-- Start of SOURCE EXCERPT --
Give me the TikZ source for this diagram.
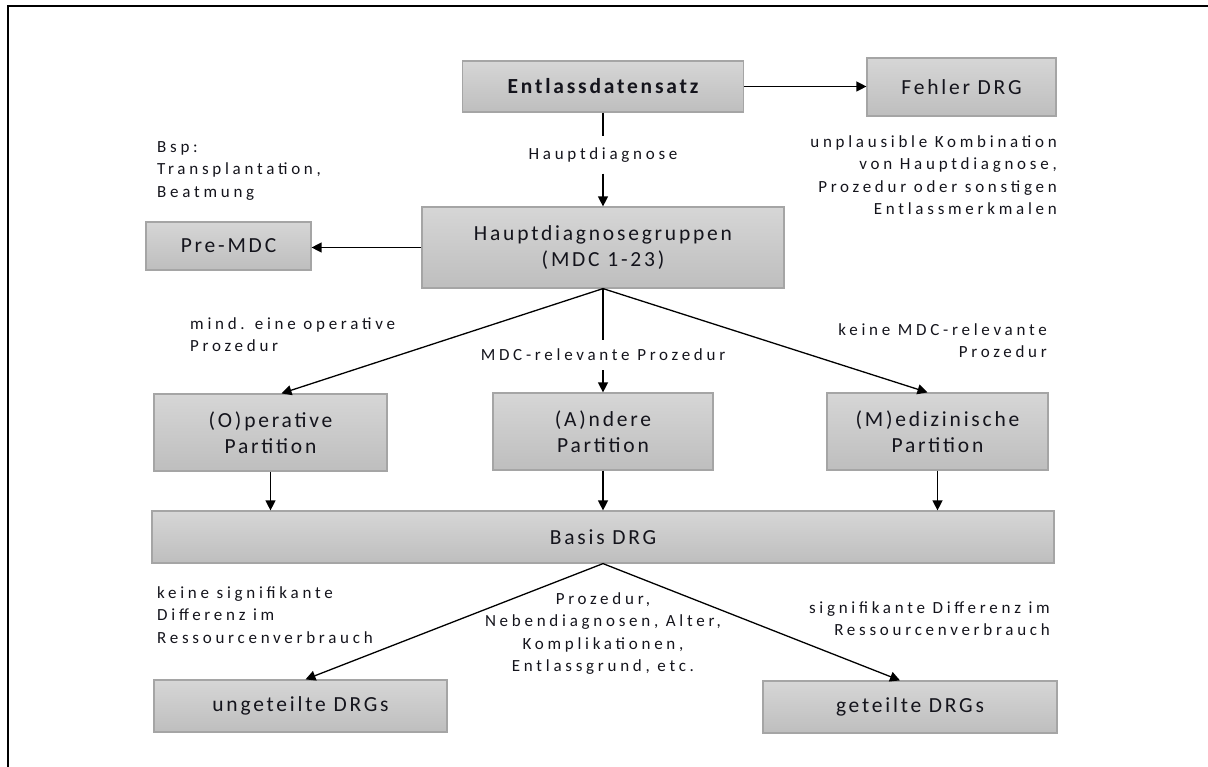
\documentclass[tikz,border=0pt]{standalone}
\usepackage{fontspec}
\setmainfont[LetterSpace=22]{Carlito}
\newfontfamily\boxfam[LetterSpace=13]{Carlito}
\usetikzlibrary{arrows.meta,positioning}

\definecolor{boxtop}{RGB}{214,214,214}
\definecolor{boxbot}{RGB}{190,190,190}
\definecolor{boxline}{RGB}{165,165,165}
\definecolor{txt}{RGB}{20,20,28}

\newcommand\boxfont{\boxfam\fontsize{21.5}{26}\selectfont}
\newcommand\lblfont{\fontsize{17}{22.5}\selectfont}

\tikzset{
  drgbox/.style={draw=boxline, line width=1.2pt, top color=boxtop, bottom color=boxbot,
    text=txt, font=\boxfont, align=center, inner sep=0pt},
  lbl/.style={text=txt, font=\lblfont, inner sep=0pt},
  conn/.style={line width=1.3pt, -{Triangle[length=10pt,width=10pt]}},
  seg/.style={line width=1.3pt}
}

\begin{document}
\begin{tikzpicture}[x=1pt,y=-1pt]
\useasboundingbox (0,0) rectangle (1208,767);

%frame
\draw [line width=1.4pt] (8,767) -- (8,6) -- (1208,6) ;

%boxes
\node [drgbox, minimum width=281, minimum height=51, font=\boxfont\bfseries] (entl) at (603,86.5) {Entlassdatensatz};
\node [drgbox, minimum width=189, minimum height=58] (fehler) at (961.5,87) {Fehler DRG};
\node [drgbox, minimum width=165, minimum height=48] (premdc) at (228.5,246) {Pre-MDC};
\node [drgbox, minimum width=362, minimum height=81] (hdg) at (603,247.5) {Hauptdiagnosegruppen\\(MDC 1-23)};
\node [drgbox, minimum width=233, minimum height=77] (oppart) at (270.5,432.5) {(O)perative\\Partition};
\node [drgbox, minimum width=220, minimum height=77] (andpart) at (603,431.5) {(A)ndere\\Partition};
\node [drgbox, minimum width=221, minimum height=77] (medpart) at (937.5,431.5) {(M)edizinische\\Partition};
\node [drgbox, minimum width=902, minimum height=52] (basis) at (603,537) {Basis DRG};
\node [drgbox, minimum width=293, minimum height=52] (ungeteilt) at (300.5,706) {ungeteilte DRGs};
\node [drgbox, minimum width=294, minimum height=52] (geteilt) at (910,707) {geteilte DRGs};

%labels
\node [lbl, inner ysep=11pt] (hdlbl) at (603,155) {Hauptdiagnose};
\node [lbl, inner ysep=9pt] (mdclbl) at (603,355) {MDC-relevante Prozedur};
\node [lbl, anchor=north west, align=left] (bsp) at (157,141) {Bsp:\\Transplantation,\\Beatmung};
\node [lbl, anchor=north east, align=right] (unpl) at (1057,135) {unplausible Kombination\\von Hauptdiagnose,\\Prozedur oder sonstigen\\Entlassmerkmalen};
\node [lbl, anchor=north west, align=left] (opl) at (190,317) {mind. eine operative\\Prozedur};
\node [lbl, anchor=north east, align=right] (medl) at (1047,323) {keine MDC-relevante\\Prozedur};
\node [lbl, anchor=north west, align=left] (nsig) at (157,586) {keine signifikante\\Differenz im\\Ressourcenverbrauch};
\node [lbl, anchor=north, align=center] (split) at (603,592) {Prozedur,\\Nebendiagnosen, Alter,\\Komplikationen,\\Entlassgrund, etc.};
\node [lbl, anchor=north east, align=right] (sig) at (1050,601) {signifikante Differenz im\\Ressourcenverbrauch};

%connectors
\draw [conn] (entl.east) -- (fehler.west |- entl.east) ;
\draw [seg] (entl.south) -- (hdlbl.north) ;
\draw [conn] (hdlbl.south) -- (hdg.north) ;
\draw [conn] (hdg.west) -- (premdc.east |- hdg.west) ;
\draw [conn] (hdg.south) -- ([xshift=11pt]oppart.north) ;
\draw [seg] (hdg.south) -- (mdclbl.north) ;
\draw [conn] (mdclbl.south) -- (andpart.north) ;
\draw [conn] (hdg.south) -- ([xshift=-10pt]medpart.north) ;
\draw [conn] (oppart.south) -- (oppart.south |- basis.north) ;
\draw [conn] (andpart.south) -- (andpart.south |- basis.north) ;
\draw [conn] (medpart.south) -- (medpart.south |- basis.north) ;
\draw [conn] (basis.south) -- ([xshift=5pt]ungeteilt.north) ;
\draw [conn] (basis.south) -- ([xshift=-10pt]geteilt.north) ;

\end{tikzpicture}
\end{document}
-- End of SOURCE EXCERPT --
Leave the images out and output the remaining material exactly as it stands.

Give me the TikZ source for this diagram.
\documentclass[tikz,border=0pt]{standalone}
\usepackage{fontspec}
\setmainfont[LetterSpace=22]{Carlito}
\newfontfamily\boxfam[LetterSpace=13]{Carlito}
\usetikzlibrary{arrows.meta,positioning}

\definecolor{boxtop}{RGB}{214,214,214}
\definecolor{boxbot}{RGB}{190,190,190}
\definecolor{boxline}{RGB}{165,165,165}
\definecolor{txt}{RGB}{20,20,28}

\newcommand\boxfont{\boxfam\fontsize{21.5}{26}\selectfont}
\newcommand\lblfont{\fontsize{17}{22.5}\selectfont}

\tikzset{
  drgbox/.style={draw=boxline, line width=1.2pt, top color=boxtop, bottom color=boxbot,
    text=txt, font=\boxfont, align=center, inner sep=0pt},
  lbl/.style={text=txt, font=\lblfont, inner sep=0pt},
  conn/.style={line width=1.3pt, -{Triangle[length=10pt,width=10pt]}},
  seg/.style={line width=1.3pt}
}

\begin{document}
\begin{tikzpicture}[x=1pt,y=-1pt]
\useasboundingbox (0,0) rectangle (1208,767);

%frame
\draw [line width=1.4pt] (8,767) -- (8,6) -- (1208,6) ;

%boxes
\node [drgbox, minimum width=281, minimum height=51, font=\boxfont\bfseries] (entl) at (603,86.5) {Entlassdatensatz};
\node [drgbox, minimum width=189, minimum height=58] (fehler) at (961.5,87) {Fehler DRG};
\node [drgbox, minimum width=165, minimum height=48] (premdc) at (228.5,246) {Pre-MDC};
\node [drgbox, minimum width=362, minimum height=81] (hdg) at (603,247.5) {Hauptdiagnosegruppen\\(MDC 1-23)};
\node [drgbox, minimum width=233, minimum height=77] (oppart) at (270.5,432.5) {(O)perative\\Partition};
\node [drgbox, minimum width=220, minimum height=77] (andpart) at (603,431.5) {(A)ndere\\Partition};
\node [drgbox, minimum width=221, minimum height=77] (medpart) at (937.5,431.5) {(M)edizinische\\Partition};
\node [drgbox, minimum width=902, minimum height=52] (basis) at (603,537) {Basis DRG};
\node [drgbox, minimum width=293, minimum height=52] (ungeteilt) at (300.5,706) {ungeteilte DRGs};
\node [drgbox, minimum width=294, minimum height=52] (geteilt) at (910,707) {geteilte DRGs};

%labels
\node [lbl, inner ysep=11pt] (hdlbl) at (603,155) {Hauptdiagnose};
\node [lbl, inner ysep=9pt] (mdclbl) at (603,355) {MDC-relevante Prozedur};
\node [lbl, anchor=north west, align=left] (bsp) at (157,141) {Bsp:\\Transplantation,\\Beatmung};
\node [lbl, anchor=north east, align=right] (unpl) at (1057,135) {unplausible Kombination\\von Hauptdiagnose,\\Prozedur oder sonstigen\\Entlassmerkmalen};
\node [lbl, anchor=north west, align=left] (opl) at (190,317) {mind. eine operative\\Prozedur};
\node [lbl, anchor=north east, align=right] (medl) at (1047,323) {keine MDC-relevante\\Prozedur};
\node [lbl, anchor=north west, align=left] (nsig) at (157,586) {keine signifikante\\Differenz im\\Ressourcenverbrauch};
\node [lbl, anchor=north, align=center] (split) at (603,592) {Prozedur,\\Nebendiagnosen, Alter,\\Komplikationen,\\Entlassgrund, etc.};
\node [lbl, anchor=north east, align=right] (sig) at (1050,601) {signifikante Differenz im\\Ressourcenverbrauch};

%connectors
\draw [conn] (entl.east) -- (fehler.west |- entl.east) ;
\draw [seg] (entl.south) -- (hdlbl.north) ;
\draw [conn] (hdlbl.south) -- (hdg.north) ;
\draw [conn] (hdg.west) -- (premdc.east |- hdg.west) ;
\draw [conn] (hdg.south) -- ([xshift=11pt]oppart.north) ;
\draw [seg] (hdg.south) -- (mdclbl.north) ;
\draw [conn] (mdclbl.south) -- (andpart.north) ;
\draw [conn] (hdg.south) -- ([xshift=-10pt]medpart.north) ;
\draw [conn] (oppart.south) -- (oppart.south |- basis.north) ;
\draw [conn] (andpart.south) -- (andpart.south |- basis.north) ;
\draw [conn] (medpart.south) -- (medpart.south |- basis.north) ;
\draw [conn] (basis.south) -- ([xshift=5pt]ungeteilt.north) ;
\draw [conn] (basis.south) -- ([xshift=-10pt]geteilt.north) ;

\end{tikzpicture}
\end{document}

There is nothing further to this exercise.